Markiert Corona das Ende des Neoliberalismus?
Das wäre zu einfach. Man erkennt jetzt aber, dass die Gesellschaft auf staatliche Regulierungsfähigkeit angewiesen ist, die man in den letzten Jahrzehnten vernachlässigt hat, etwa ein funktionierendes öffentliches Gesundheitssystem. Ob in Reaktion auf die Corona-Krise auch gesellschaftliche Solidaritätsbeziehungen, ein neuer Gemeinsinn gefördert wird – das wird man abwarten müssen.

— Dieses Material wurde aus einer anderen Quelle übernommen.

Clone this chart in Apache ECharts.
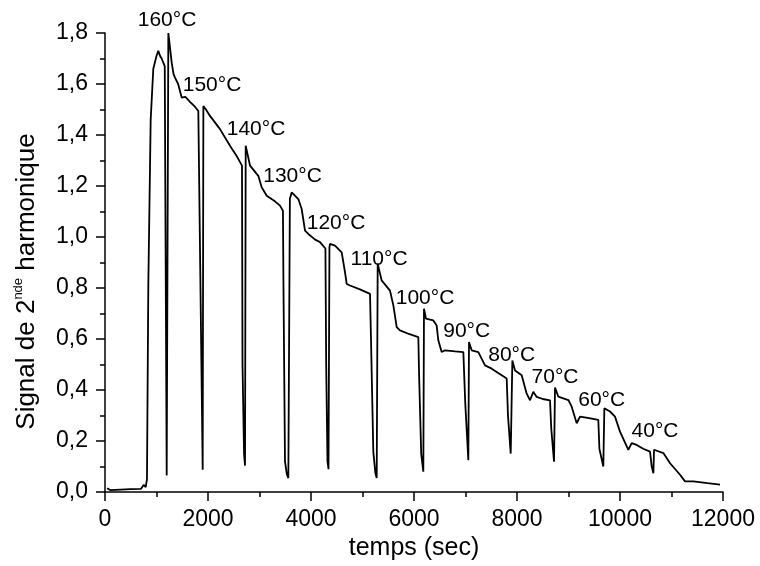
<!DOCTYPE html>
<html>
<head>
<meta charset="utf-8">
<title>Signal de 2nde harmonique</title>
<script src="https://cdn.jsdelivr.net/npm/echarts@6/dist/echarts.min.js"></script>
<style>
  html, body { margin: 0; padding: 0; background: #fff; }
  #chart { width: 760px; height: 566px; }
</style>
</head>
<body>
<div id="chart"></div>
<script>
// temps (sec) et signal
var timeSec = [
  40, 60, 100, 300, 500, 700, 750, 790, 815, 841, 887, 938, 1000, 1035, 1070, 1100, 1140, 1160,
  1198, 1230, 1295, 1330, 1359, 1390, 1420, 1489, 1560, 1650, 1750, 1812, 1845,
  1897, 1910, 1960, 2039, 2233, 2427, 2550, 2660,
  2670, 2700, 2719, 2732, 2816, 2977, 3042, 3140, 3300, 3398, 3455,
  3465, 3495, 3530, 3560, 3590, 3625, 3657, 3754, 3819, 3884, 3948, 4080, 4175, 4280,
  4295, 4320, 4340, 4358, 4369, 4466, 4596, 4660, 4693, 4757, 4950, 5146,
  5165, 5210, 5250, 5276, 5295, 5372, 5534, 5599, 5664, 5728, 5900, 6084,
  6100, 6140, 6181, 6194, 6233, 6375, 6440, 6472, 6537, 6602, 6800, 6958,
  6995, 7055, 7068, 7120, 7249, 7379, 7509, 7650, 7800,
  7825, 7878, 7910, 7962, 8091, 8188, 8253, 8317, 8382, 8500, 8641,
  8665, 8719, 8738, 8803, 8997, 9062, 9159, 9224, 9400, 9579,
  9600, 9676, 9696, 9806, 9903, 10000, 10162, 10227, 10324, 10450, 10583,
  10616, 10648, 10661, 10680, 10842, 10972, 11166, 11263, 11424, 11700, 11942
];
var signal = [
  0.015, 0.022, 0.008, 0.010, 0.012, 0.013, 0.028, 0.020, 0.050, 0.81, 1.46, 1.66, 1.71, 1.73, 1.71, 1.70, 1.68, 1.67,
  0.065, 1.80, 1.684, 1.64, 1.625, 1.63, 1.60, 1.547, 1.55, 1.53, 1.51, 1.494, 1.49,
  0.088, 1.514, 1.50, 1.475, 1.423, 1.358, 1.32, 1.28,
  0.50, 0.15, 0.104, 1.358, 1.28, 1.24, 1.195, 1.162, 1.14, 1.123, 1.103,
  0.82, 0.12, 0.07, 0.055, 1.15, 1.175, 1.175, 1.149, 1.11, 1.025, 1.012, 0.99, 0.98, 0.955,
  0.50, 0.12, 0.09, 0.96, 0.973, 0.966, 0.94, 0.862, 0.816, 0.81, 0.795, 0.777,
  0.60, 0.158, 0.075, 0.055, 0.895, 0.83, 0.79, 0.732, 0.647, 0.634, 0.62, 0.608,
  0.45, 0.15, 0.08, 0.719, 0.68, 0.673, 0.653, 0.595, 0.549, 0.556, 0.552, 0.549,
  0.35, 0.125, 0.588, 0.556, 0.549, 0.497, 0.484, 0.465, 0.445,
  0.30, 0.151, 0.516, 0.477, 0.458, 0.386, 0.36, 0.393, 0.373, 0.365, 0.36,
  0.25, 0.119, 0.41, 0.374, 0.361, 0.335, 0.27, 0.296, 0.29, 0.283,
  0.17, 0.10, 0.329, 0.316, 0.296, 0.237, 0.166, 0.192, 0.185, 0.17, 0.159,
  0.10, 0.074, 0.166, 0.166, 0.153, 0.113, 0.068, 0.042, 0.042, 0.035, 0.029
];

// étiquettes de température (position du centre du texte)
var tempLabels = ['160°C', '150°C', '140°C', '130°C', '120°C', '110°C', '100°C', '90°C', '80°C', '70°C', '60°C', '40°C'];
var labelTime = [1204, 2078, 2932, 3641, 4486, 5321, 6214, 7023, 7897, 8738, 9645, 10680];
var labelSignal = [1.849, 1.595, 1.423, 1.24, 1.055, 0.914, 0.76, 0.629, 0.538, 0.45, 0.361, 0.237];

var FONT = '"Liberation Sans", Arial, sans-serif';

var curve = [];
for (var i = 0; i < timeSec.length; i++) {
  curve.push([timeSec[i], signal[i]]);
}
var labelData = [];
for (var j = 0; j < tempLabels.length; j++) {
  labelData.push({ name: tempLabels[j], value: [labelTime[j], labelSignal[j]] });
}

var axisCommon = {
  type: 'value',
  axisLine: { show: true, lineStyle: { color: '#000', width: 1.5 } },
  axisTick: { show: true, inside: false, length: 9, lineStyle: { color: '#000', width: 1.5 } },
  minorTick: { show: true, splitNumber: 2, length: 5, lineStyle: { color: '#000', width: 1.5 } },
  splitLine: { show: false },
  minorSplitLine: { show: false }
};

var myChart = echarts.init(document.getElementById('chart'));
var option = {
  animation: false,
  backgroundColor: '#fff',
  grid: { left: 105, right: 37, top: 33, bottom: 72 },
  xAxis: Object.assign({}, axisCommon, {
    min: 0,
    max: 12000,
    interval: 2000,
    axisLabel: {
      color: '#000', fontSize: 23, fontFamily: FONT, margin: 16,
      formatter: function (v) { return String(v); }
    },
    name: 'temps (sec)',
    nameLocation: 'middle',
    nameGap: 42,
    nameTextStyle: { color: '#000', fontSize: 25, fontFamily: FONT }
  }),
  yAxis: Object.assign({}, axisCommon, {
    min: 0,
    max: 1.8,
    interval: 0.2,
    axisLabel: {
      color: '#000', fontSize: 23, fontFamily: FONT, margin: 17,
      formatter: function (v) { return v.toFixed(1).replace('.', ','); }
    },
    name: 'Signal de 2{sup|nde} harmonique',
    nameLocation: 'middle',
    nameGap: 64,
    nameTextStyle: {
      color: '#000', fontSize: 26, fontFamily: FONT, lineHeight: 29,
      padding: [0, 38, 0, 0],
      rich: {
        sup: { color: '#000', fontSize: 13, fontFamily: FONT, verticalAlign: 'top', lineHeight: 14 }
      }
    }
  }),
  series: [
    {
      type: 'line',
      data: curve,
      showSymbol: false,
      symbol: 'none',
      lineStyle: { color: '#000', width: 1.8 },
      silent: true
    },
    {
      type: 'scatter',
      data: labelData,
      symbolSize: 0,
      clip: false,
      silent: true,
      itemStyle: { color: '#000', opacity: 1 },
      label: {
        show: true,
        position: [0, 0],
        align: 'center',
        verticalAlign: 'middle',
        formatter: '{b}',
        color: '#000',
        opacity: 1,
        textBorderWidth: 0,
        fontSize: 21,
        fontFamily: FONT
      }
    }
  ]
};
myChart.setOption(option);
</script>
</body>
</html>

Die Frage ist, wie das neue Paradigma aussehen kann. Vieles spricht dafür, dass es stärker die gesellschaftliche Dynamik reguliert, ohne nostalgisch in die „formierte Gesellschaft“ der Nachkriegszeit zurückzuwollen. Die Alternative zum Populismus wäre also eine Art einbettender Liberalismus.
Die Folgen der neoliberalen Wende sind aber immer noch da. Ungleichheit nimmt in vielen OECD-Staaten weiter zu. Die Nationalstaaten sind unfähig, die globale Steuerflucht zu beenden. Ist der einbettende Liberalismus, von dem Sie sprechen, eine Beschreibung struktureller Verschiebungen? Oder eine Forderung?
Mir scheint, dass wir uns gegenwärtig in einer Situation des politischen Paradigmenwechsels ähnlich wie in den 1970er Jahren befinden. Man erkennt in manchen Bereichen einen politischen Bewusstseinswandel, etwa wenn es in den USA um die Krankenversicherung oder in Deutschland um die Stärkung der Pflegeberufe oder die Mietpreisbremse geht. Oder international in der Fridays-for-Future-Bewegung. Zu einem kompletten neuen Paradigma verdichtet hat sich das gegenwärtig noch nicht.